**Exercise details**
Your output must be the lines below from the line containing "Generate a Python" to the line containing "plt.rcParams['font.family'] = ['Noto", both lines included, reproduced exactly and without pictures.

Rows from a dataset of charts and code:
--- BEGIN ---

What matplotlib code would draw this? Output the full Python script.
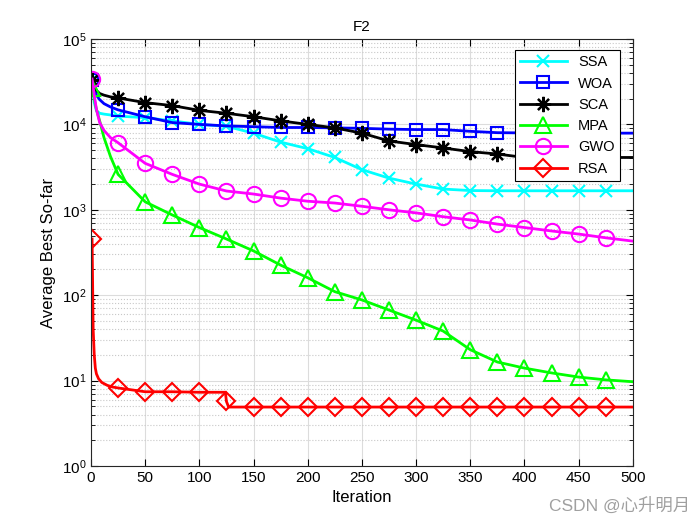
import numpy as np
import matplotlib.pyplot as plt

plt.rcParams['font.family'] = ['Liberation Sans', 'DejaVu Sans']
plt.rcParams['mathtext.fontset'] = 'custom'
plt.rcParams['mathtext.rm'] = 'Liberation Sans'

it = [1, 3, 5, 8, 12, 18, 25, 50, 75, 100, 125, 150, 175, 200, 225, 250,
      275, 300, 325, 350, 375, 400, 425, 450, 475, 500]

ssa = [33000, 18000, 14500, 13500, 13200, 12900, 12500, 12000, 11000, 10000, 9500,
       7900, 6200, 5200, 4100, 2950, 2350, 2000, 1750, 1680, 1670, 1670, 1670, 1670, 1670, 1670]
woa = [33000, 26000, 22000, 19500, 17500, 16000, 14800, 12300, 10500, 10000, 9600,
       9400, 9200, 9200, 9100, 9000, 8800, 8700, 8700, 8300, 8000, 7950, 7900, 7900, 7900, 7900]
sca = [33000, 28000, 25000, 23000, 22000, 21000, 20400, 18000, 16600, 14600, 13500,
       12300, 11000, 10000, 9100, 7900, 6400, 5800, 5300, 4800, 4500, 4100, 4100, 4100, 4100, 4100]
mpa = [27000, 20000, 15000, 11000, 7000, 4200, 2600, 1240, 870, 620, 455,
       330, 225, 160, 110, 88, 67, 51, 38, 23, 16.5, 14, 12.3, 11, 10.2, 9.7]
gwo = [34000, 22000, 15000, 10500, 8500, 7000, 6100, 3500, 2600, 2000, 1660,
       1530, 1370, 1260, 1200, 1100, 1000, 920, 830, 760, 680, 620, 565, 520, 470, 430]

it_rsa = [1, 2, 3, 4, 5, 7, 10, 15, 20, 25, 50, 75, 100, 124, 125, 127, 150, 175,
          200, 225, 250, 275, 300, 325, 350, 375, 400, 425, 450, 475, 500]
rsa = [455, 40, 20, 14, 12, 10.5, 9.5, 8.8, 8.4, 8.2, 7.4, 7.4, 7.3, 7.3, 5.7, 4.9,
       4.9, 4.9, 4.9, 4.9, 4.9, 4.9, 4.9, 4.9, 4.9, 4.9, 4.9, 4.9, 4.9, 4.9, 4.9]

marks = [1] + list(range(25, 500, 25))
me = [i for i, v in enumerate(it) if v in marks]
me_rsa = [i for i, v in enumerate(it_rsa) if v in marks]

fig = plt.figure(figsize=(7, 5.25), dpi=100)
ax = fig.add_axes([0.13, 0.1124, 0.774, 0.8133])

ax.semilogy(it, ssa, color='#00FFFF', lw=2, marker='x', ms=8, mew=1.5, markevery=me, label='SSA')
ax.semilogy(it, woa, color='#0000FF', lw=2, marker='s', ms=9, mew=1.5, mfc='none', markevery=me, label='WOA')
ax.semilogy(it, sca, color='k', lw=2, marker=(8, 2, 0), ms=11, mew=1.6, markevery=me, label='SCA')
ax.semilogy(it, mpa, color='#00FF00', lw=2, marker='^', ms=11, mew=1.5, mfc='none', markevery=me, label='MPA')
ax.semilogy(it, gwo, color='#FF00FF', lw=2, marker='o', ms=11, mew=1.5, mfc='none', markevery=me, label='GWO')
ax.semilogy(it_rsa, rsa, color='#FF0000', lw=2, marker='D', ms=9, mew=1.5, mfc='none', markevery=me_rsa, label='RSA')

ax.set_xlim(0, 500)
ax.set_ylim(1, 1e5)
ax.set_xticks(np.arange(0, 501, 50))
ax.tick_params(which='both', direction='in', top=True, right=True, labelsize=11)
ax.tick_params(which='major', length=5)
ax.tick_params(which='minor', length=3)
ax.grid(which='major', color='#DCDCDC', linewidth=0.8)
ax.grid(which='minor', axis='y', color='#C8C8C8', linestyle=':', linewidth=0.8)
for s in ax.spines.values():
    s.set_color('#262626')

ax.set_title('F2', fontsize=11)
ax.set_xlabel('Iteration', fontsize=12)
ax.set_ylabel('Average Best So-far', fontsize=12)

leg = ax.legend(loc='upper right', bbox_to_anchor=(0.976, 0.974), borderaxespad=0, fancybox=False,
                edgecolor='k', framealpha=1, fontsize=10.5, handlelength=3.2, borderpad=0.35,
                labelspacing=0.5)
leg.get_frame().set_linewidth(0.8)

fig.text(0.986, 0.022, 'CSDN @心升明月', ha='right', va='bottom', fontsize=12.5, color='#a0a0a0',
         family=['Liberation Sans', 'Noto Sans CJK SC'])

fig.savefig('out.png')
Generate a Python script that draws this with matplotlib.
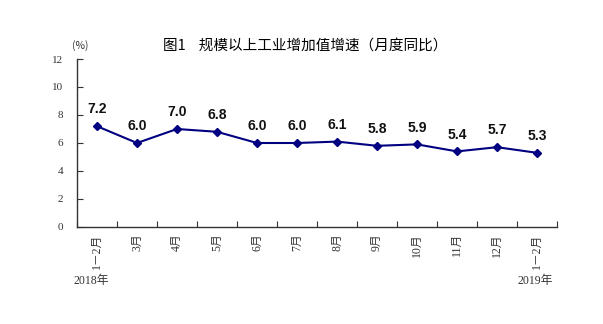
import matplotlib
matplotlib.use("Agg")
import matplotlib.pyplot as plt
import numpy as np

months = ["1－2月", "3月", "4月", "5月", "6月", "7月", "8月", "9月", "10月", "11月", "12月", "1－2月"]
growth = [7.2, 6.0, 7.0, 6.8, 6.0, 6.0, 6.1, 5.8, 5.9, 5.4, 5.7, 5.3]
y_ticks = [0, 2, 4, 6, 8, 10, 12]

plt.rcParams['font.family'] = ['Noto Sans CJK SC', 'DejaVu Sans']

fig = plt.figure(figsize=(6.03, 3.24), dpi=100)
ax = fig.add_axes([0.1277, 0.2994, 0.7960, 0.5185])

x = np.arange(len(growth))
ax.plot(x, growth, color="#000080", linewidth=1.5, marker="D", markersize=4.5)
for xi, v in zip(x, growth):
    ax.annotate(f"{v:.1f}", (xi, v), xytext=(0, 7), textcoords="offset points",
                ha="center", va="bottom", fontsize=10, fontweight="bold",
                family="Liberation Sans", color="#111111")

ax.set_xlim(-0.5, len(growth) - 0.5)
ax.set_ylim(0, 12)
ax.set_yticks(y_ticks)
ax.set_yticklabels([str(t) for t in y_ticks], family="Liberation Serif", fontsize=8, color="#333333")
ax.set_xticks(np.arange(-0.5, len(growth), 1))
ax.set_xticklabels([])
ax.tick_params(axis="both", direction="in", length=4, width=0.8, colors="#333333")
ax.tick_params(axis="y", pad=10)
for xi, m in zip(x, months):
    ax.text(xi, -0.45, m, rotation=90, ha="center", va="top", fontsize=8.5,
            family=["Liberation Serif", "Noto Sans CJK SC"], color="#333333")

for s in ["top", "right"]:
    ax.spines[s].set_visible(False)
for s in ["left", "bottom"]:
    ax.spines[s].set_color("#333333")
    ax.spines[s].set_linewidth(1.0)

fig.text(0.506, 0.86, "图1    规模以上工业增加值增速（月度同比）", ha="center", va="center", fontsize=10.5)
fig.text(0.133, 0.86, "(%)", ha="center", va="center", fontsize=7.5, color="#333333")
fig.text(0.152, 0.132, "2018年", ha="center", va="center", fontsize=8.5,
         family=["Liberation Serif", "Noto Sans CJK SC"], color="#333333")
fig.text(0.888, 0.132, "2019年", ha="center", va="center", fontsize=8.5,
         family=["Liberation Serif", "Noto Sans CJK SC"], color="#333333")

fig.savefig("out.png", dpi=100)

--- END ---

**Full output**
Generate a Python script that draws this with matplotlib.
import matplotlib
matplotlib.use("Agg")
import matplotlib.pyplot as plt
import numpy as np

months = ["1－2月", "3月", "4月", "5月", "6月", "7月", "8月", "9月", "10月", "11月", "12月", "1－2月"]
growth = [7.2, 6.0, 7.0, 6.8, 6.0, 6.0, 6.1, 5.8, 5.9, 5.4, 5.7, 5.3]
y_ticks = [0, 2, 4, 6, 8, 10, 12]

plt.rcParams['font.family'] = ['Noto Sans CJK SC', 'DejaVu Sans']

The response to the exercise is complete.